Like many other machine learning initiatives, this initiative also had three phases.

  • Diagnostics: — In the Diagnostics phase, we analyzed the current performance of inventory management, as driven by the CPG Sales and Supply chain teams. There was an existing set of Power BI (PBI) reports which were not performing at the optimal level. The team first optimized the performance of those set of reports by making significant changes at the modelling level of the reports. Then they added a set of new reports to provide better visibility of the supply chain.
  • Predictive: — In the Predictive phase, we understood the root cause of the stock out problems faced by the CPG. We then conducted two iterations of ML (Machine Learning) feasibility studies to check if the CPG has the required data elements to build a predictive capability to forecast demand of CPG products at a store-product level of granularity. We needed two iterations as the first iteration was not fully conclusive given the complexity of the problem landscape and due to low sales velocity of CPG products in the retailer stores. After the second ML feasibility study, we concluded that a demand forecasting capability at a store-product level of granularity is the need of the hour and also can be build confidently for a significant section of the CPG product portfolio. In the MLOPS (ML Operationalization) phase of the project, we scaled the ML models to CPG production.
  • Prescriptive: — The final most important layer of the initiative was to provide a visualization to the users so that they can use the insights generated from the ML models in their day to day job. Herein, we make a recommendation for the supply chain analysts of the CPG to plan for inventory movement to the different stores so that the forecasted demand of the different stores can be met.

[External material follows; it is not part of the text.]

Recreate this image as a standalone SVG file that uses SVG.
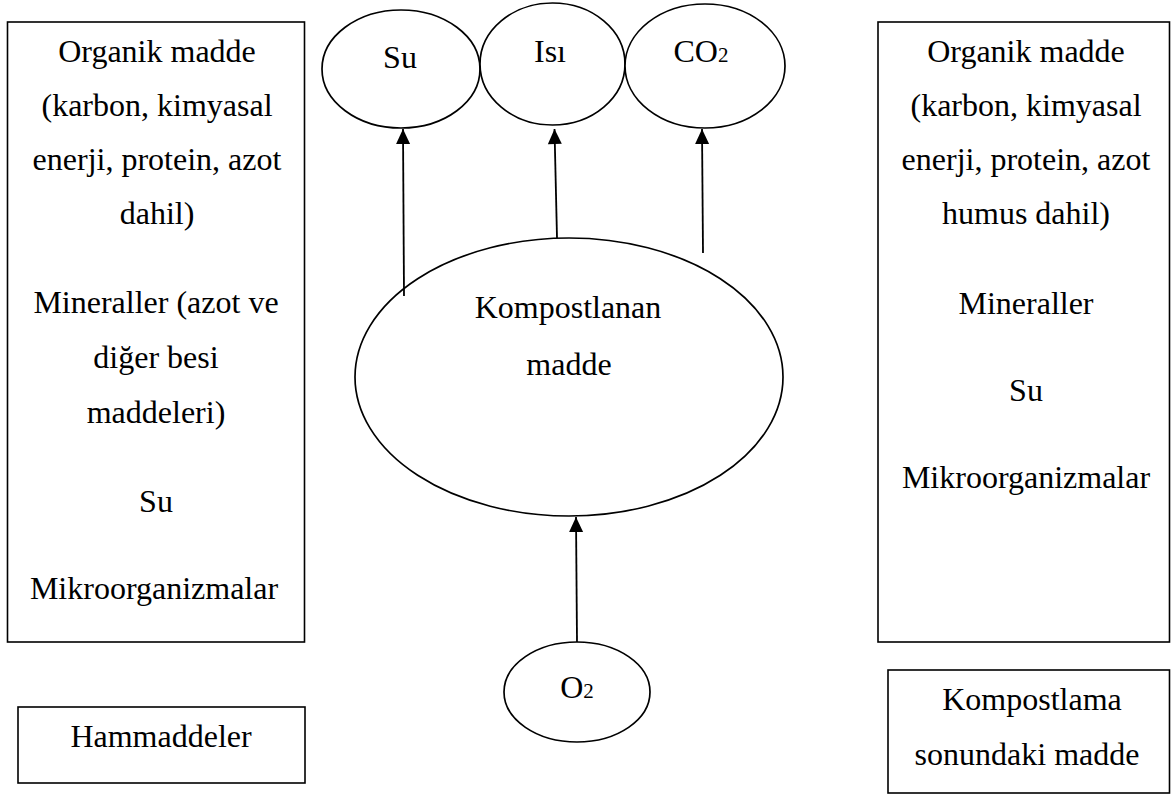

The initiative operated with a few constraints as detailed below:

  1. The execution at retailer will happen at a segment level. There will be a segment allocated to a store-product combination from the retailer. However, this information will not flow to the CPG.
  2. There will be no visibility available to any logistics information at retailer end which includes shipment information from the retailer warehouses to the retailer stores.
  3. Order management will take place at a CPG Warehouse level for the different products and not at a store level.

Explorations + Decisions



The following data elements are required to build this solution. If the CPG can provide these datasets then the solution can be easily extended to

  1. POS Sales: Historical sales of the CPG products in the several retailer stores will be directly used to forecast demand of those products in future.
  2. Store Inventory data: Inventory information will be crucial to figure out stock outages faced in retail stores. The demand of the CPG products in the individual retailer stores will accordingly be adjusted for out-of-stock scenarios to understand the true demand of the CPG product in the retailer stores.
  3. Promotions data: Product-specific promotional information will play a significant role in addressing the movement of product demand in the individual stores. It will be even better if we can get hold of store-specific promotional event information.
  4. Weather information: Weather might play a significant role in the demand of a particular product. As an example, winter will help sales of sweaters. Cold and flu medicines are expected to sale more during flu season.
  5. Store features: Sales patterns are often driven by the size of the retailer store. Larger format of the retailer store might be able to drive higher sales compared to a smaller format.
  6. Holiday information: Holiday or calendar information might be very helpful in improving forecast accuracy of certain types of products. As an example, one might expect sales of TVs to peak during the Thanksgiving.
  7. Product/category specific information: Certain products might have unique features which could drive its sales significantly. As an example, the travel pack size of toothpaste can be expected to sell more during holidays, as people travelling on holidays will prefer the travel pack size.
  8. COVID data: Since this initiative took place during COVID times, the historical data used for the models were impacted significantly due to COVID. We used a public dataset on COVID incidences in US was used in this project.